## [SHORT PROBLEM]
Leave out the images; return the rest of the data exactly.

## [INFORMATION PROVIDED]
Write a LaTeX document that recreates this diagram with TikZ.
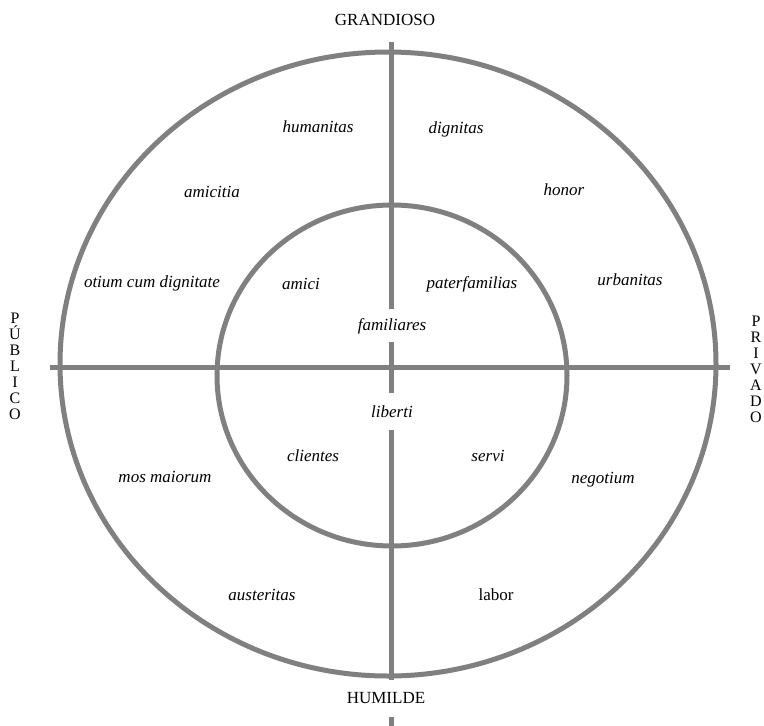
\documentclass[tikz,border=0pt]{standalone}
\usepackage{fontspec}
\setmainfont{Liberation Serif}
\definecolor{linegray}{RGB}{128,128,128}
\tikzset{
  ring/.style={draw=linegray, line width=5pt},
  axis/.style={draw=linegray, line width=5pt},
  word/.style={font=\fontsize{17}{19}\selectfont\itshape, inner sep=0pt},
  plainword/.style={font=\fontsize{17}{19}\selectfont, inner sep=0pt},
  pole/.style={font=\fontsize{17}{19}\selectfont, inner sep=0pt},
  vpole/.style={font=\fontsize{16}{16}\selectfont, inner sep=0pt, align=center}
}
\begin{document}
\begin{tikzpicture}[x=1pt,y=-1pt]
\useasboundingbox (0,0) rectangle (764,726);
% circles
\draw[ring] (388,364) ellipse [x radius=328, y radius=312];
\draw[ring] (392,375.5) ellipse [x radius=175, y radius=170.5];
% axes
\coordinate (hl) at (50,367);
\coordinate (hr) at (730,367);
\draw[axis] (hl) -- (hr);
\coordinate (v1a) at (391,42);
\coordinate (v1b) at (391,309);
\coordinate (v2a) at (391,342);
\coordinate (v2b) at (391,393);
\coordinate (v3a) at (391,430);
\coordinate (v3b) at (391,680);
\coordinate (v4a) at (391,717);
\coordinate (v4b) at (391,726);
\draw[axis] (v1a) -- (v1b);
\draw[axis] (v2a) -- (v2b);
\draw[axis] (v3a) -- (v3b);
\draw[axis] (v4a) -- (v4b);
% poles
\node[pole] (grandioso) at (385,20) {GRANDIOSO};
\node[pole] (humilde) at (386,698) {HUMILDE};
\node[vpole] (publico) at (15,366) {P\\Ú\\B\\L\\I\\C\\O};
\node[vpole] (privado) at (756,369) {P\\R\\I\\V\\A\\D\\O};
% words
\node[word] (humanitas) at (318,127) {humanitas};
\node[word] (dignitas) at (456,129) {dignitas};
\node[word] (amicitia) at (212,192) {amicitia};
\node[word] (honor) at (564,190) {honor};
\node[word] (otium) at (152,283) {otium cum dignitate};
\node[word] (amici) at (301,284) {amici};
\node[word] (paterfamilias) at (472,284) {paterfamilias};
\node[word] (urbanitas) at (630,280) {urbanitas};
\node[word] (familiares) at (392,326) {familiares};
\node[word] (liberti) at (392,412) {liberti};
\node[word] (clientes) at (313,456) {clientes};
\node[word] (servi) at (488,456) {servi};
\node[word] (mos) at (165,477) {mos maiorum};
\node[word] (negotium) at (603,480) {negotium};
\node[word] (austeritas) at (262,595) {austeritas};
\node[plainword] (labor) at (496,595) {labor};
\end{tikzpicture}
\end{document}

## [CORRECT ANSWER]
Write a LaTeX document that recreates this diagram with TikZ.
\documentclass[tikz,border=0pt]{standalone}
\usepackage{fontspec}
\setmainfont{Liberation Serif}
\definecolor{linegray}{RGB}{128,128,128}
\tikzset{
  ring/.style={draw=linegray, line width=5pt},
  axis/.style={draw=linegray, line width=5pt},
  word/.style={font=\fontsize{17}{19}\selectfont\itshape, inner sep=0pt},
  plainword/.style={font=\fontsize{17}{19}\selectfont, inner sep=0pt},
  pole/.style={font=\fontsize{17}{19}\selectfont, inner sep=0pt},
  vpole/.style={font=\fontsize{16}{16}\selectfont, inner sep=0pt, align=center}
}
\begin{document}
\begin{tikzpicture}[x=1pt,y=-1pt]
\useasboundingbox (0,0) rectangle (764,726);
% circles
\draw[ring] (388,364) ellipse [x radius=328, y radius=312];
\draw[ring] (392,375.5) ellipse [x radius=175, y radius=170.5];
% axes
\coordinate (hl) at (50,367);
\coordinate (hr) at (730,367);
\draw[axis] (hl) -- (hr);
\coordinate (v1a) at (391,42);
\coordinate (v1b) at (391,309);
\coordinate (v2a) at (391,342);
\coordinate (v2b) at (391,393);
\coordinate (v3a) at (391,430);
\coordinate (v3b) at (391,680);
\coordinate (v4a) at (391,717);
\coordinate (v4b) at (391,726);
\draw[axis] (v1a) -- (v1b);
\draw[axis] (v2a) -- (v2b);
\draw[axis] (v3a) -- (v3b);
\draw[axis] (v4a) -- (v4b);
% poles
\node[pole] (grandioso) at (385,20) {GRANDIOSO};
\node[pole] (humilde) at (386,698) {HUMILDE};
\node[vpole] (publico) at (15,366) {P\\Ú\\B\\L\\I\\C\\O};
\node[vpole] (privado) at (756,369) {P\\R\\I\\V\\A\\D\\O};
% words
\node[word] (humanitas) at (318,127) {humanitas};
\node[word] (dignitas) at (456,129) {dignitas};
\node[word] (amicitia) at (212,192) {amicitia};
\node[word] (honor) at (564,190) {honor};
\node[word] (otium) at (152,283) {otium cum dignitate};
\node[word] (amici) at (301,284) {amici};
\node[word] (paterfamilias) at (472,284) {paterfamilias};
\node[word] (urbanitas) at (630,280) {urbanitas};
\node[word] (familiares) at (392,326) {familiares};
\node[word] (liberti) at (392,412) {liberti};
\node[word] (clientes) at (313,456) {clientes};
\node[word] (servi) at (488,456) {servi};
\node[word] (mos) at (165,477) {mos maiorum};
\node[word] (negotium) at (603,480) {negotium};
\node[word] (austeritas) at (262,595) {austeritas};
\node[plainword] (labor) at (496,595) {labor};
\end{tikzpicture}
\end{document}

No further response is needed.